Dunphy v Giles: It’s the best soap opera in town

IT SEEMS like we’ve only just wiped the last trace of sushi from our lips and here we’re going again, tracking the boys in green to far off fields.

Happily, this afternoon’s European Championship opener against Russia is coming live from Moscow to a television set near you, as well as to the one in the pub down the road. Today, for 90 minutes at least, rows about pay per view and whether or not Irish football has unique cultural value, can be put on hold. But whether even an absent Roy Keane can be kept out of the spotlight for that long is a moot point.

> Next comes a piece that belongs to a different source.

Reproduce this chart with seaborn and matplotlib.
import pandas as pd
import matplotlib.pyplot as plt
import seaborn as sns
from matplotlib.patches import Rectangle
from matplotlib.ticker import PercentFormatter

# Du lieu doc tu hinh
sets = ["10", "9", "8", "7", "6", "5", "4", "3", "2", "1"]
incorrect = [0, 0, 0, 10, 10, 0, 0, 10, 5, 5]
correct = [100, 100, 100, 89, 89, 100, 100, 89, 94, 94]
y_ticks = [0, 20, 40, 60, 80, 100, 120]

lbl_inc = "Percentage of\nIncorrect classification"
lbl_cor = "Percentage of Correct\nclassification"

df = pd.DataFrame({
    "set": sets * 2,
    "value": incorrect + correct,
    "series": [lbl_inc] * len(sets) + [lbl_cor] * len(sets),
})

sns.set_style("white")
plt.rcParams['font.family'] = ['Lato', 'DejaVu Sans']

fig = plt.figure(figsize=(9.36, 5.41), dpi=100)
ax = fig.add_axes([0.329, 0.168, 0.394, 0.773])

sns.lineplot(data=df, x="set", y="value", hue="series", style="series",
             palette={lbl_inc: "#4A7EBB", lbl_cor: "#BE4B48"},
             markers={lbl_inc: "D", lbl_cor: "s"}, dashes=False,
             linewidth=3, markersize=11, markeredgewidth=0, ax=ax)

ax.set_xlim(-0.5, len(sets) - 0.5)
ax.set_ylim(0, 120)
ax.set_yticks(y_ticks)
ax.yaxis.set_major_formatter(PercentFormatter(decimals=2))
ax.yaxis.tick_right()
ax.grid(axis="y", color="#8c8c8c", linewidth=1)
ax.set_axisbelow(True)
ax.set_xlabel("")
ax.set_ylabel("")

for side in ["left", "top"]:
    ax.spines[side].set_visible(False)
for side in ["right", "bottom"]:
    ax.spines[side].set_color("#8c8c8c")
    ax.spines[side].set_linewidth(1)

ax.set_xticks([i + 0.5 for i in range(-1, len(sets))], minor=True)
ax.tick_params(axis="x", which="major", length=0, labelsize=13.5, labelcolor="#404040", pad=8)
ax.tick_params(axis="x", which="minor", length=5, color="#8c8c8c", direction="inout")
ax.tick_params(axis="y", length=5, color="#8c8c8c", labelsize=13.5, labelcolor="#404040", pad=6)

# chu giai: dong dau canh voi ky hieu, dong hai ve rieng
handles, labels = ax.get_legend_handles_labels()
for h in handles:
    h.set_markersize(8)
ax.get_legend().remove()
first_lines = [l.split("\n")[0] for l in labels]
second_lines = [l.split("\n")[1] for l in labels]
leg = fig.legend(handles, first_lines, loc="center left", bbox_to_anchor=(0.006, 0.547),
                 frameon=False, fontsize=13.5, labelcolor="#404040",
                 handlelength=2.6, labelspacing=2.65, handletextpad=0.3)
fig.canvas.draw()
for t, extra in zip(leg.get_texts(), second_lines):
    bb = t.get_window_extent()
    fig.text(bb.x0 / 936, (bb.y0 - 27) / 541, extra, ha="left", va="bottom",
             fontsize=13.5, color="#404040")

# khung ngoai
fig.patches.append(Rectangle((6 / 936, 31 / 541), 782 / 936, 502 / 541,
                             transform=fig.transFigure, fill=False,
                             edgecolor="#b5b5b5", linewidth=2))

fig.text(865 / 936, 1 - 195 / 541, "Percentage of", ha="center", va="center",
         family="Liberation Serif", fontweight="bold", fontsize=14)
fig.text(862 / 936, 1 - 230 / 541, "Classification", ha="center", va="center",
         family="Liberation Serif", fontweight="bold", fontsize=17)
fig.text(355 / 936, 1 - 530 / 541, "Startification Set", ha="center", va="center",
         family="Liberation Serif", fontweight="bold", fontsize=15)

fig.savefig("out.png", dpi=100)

Last Saturday, Roy was present and incorrect on The Premiership on RTE, his sly dig to the head of Jason McAteer, and subsequent red card, ensuring that everything else would have to play second fiddle. The producers were probably delighted - nothing keeps bums on seats quite like a bit of controversy, after all - but Bill O’ Herlihy, like Basil Fawlty, had the uncomfortable look of a man who’d started out with the best of intentions only for the whole thing to blow up in his face.

The much-publicised hostility in question, of course, was between John Giles and Eamon Dunphy. One’s first reaction on hearing of their falling-out was amusement, as well as regret that Dermot Morgan wasn’t still around to knock some classic gags out of it. From Eamo having John’s baby to the two conducting their own version of a Saturday scrap - this was sports broadcasting almost indistinguishable from soap. Hard But Fair City, you could call it.

YET when the programme finally kicked off, the reality was anything but funny. Here were two grown men, the best pundits in the business, and formerly good friends, unable to even so much as look at each other, as they were invited to give their reactions to the events of the day.

And, as usual, the Dunph couldn’t resist being instantly judgmental and omniscient. While Giles contented himself with saying that he couldn’t understand why Niall Quinn had chosen the moment of Keane’s sending off to approach him, Eamon was somehow in a position to immediately inform us that Quinn was “fannying”, his gesture “a PR stunt” and one rightly rebuffed by a good professional like Alex Ferguson.

In fact, Quinn’s biographer Tom Humphries revealed on Monday that the Sunderland striker’s approach was a genuine attempt at conciliation after Keane had been jeered throughout the game. Quinn had intended to talk to him in the tunnel after the match but when the red card was shown, realised that it might be his last chance to shake his hand before Keane left the ground. Furthermore, according to Quinn, Keane accepted the handshake.

Bearing in mind that Roy Keane believes he was sold out by Niall Quinn in Saipan and that he, in turn, called Quinn “a coward” and “a muppet”, the idea of bridges being built is not only admirable but something that could profitably be contemplated by Giles and, especially, Dunphy.

One doesn’t need to underestimate the importance of sport to conclude that absolutely nothing in Roy Keane’s account of the trials and tribulations of his international career justifies the amount of bad blood, bile and festering resentment that has been left in the wake of, first, the World Cup, and now the publication of his book. Life is too short for this.

Meanwhile, by way of cheering us all up, there has been an early submission for ‘Colemanballs’ of the year by Alan Green, who recently told Radio 5 live listeners that Blackburn’s Tugay was “rolling around like a dead man”.

Good stuff, but it still has some way to go to matching such classics as “The crowd think that Todd handled the ball - they must have seen something that nobody else did” - Barry Davies.

“They compare Steve McManaman to Steve Heighway and he’s nothing like him but I can see why - it’s because he’s a bit different” - Kevin Keegan.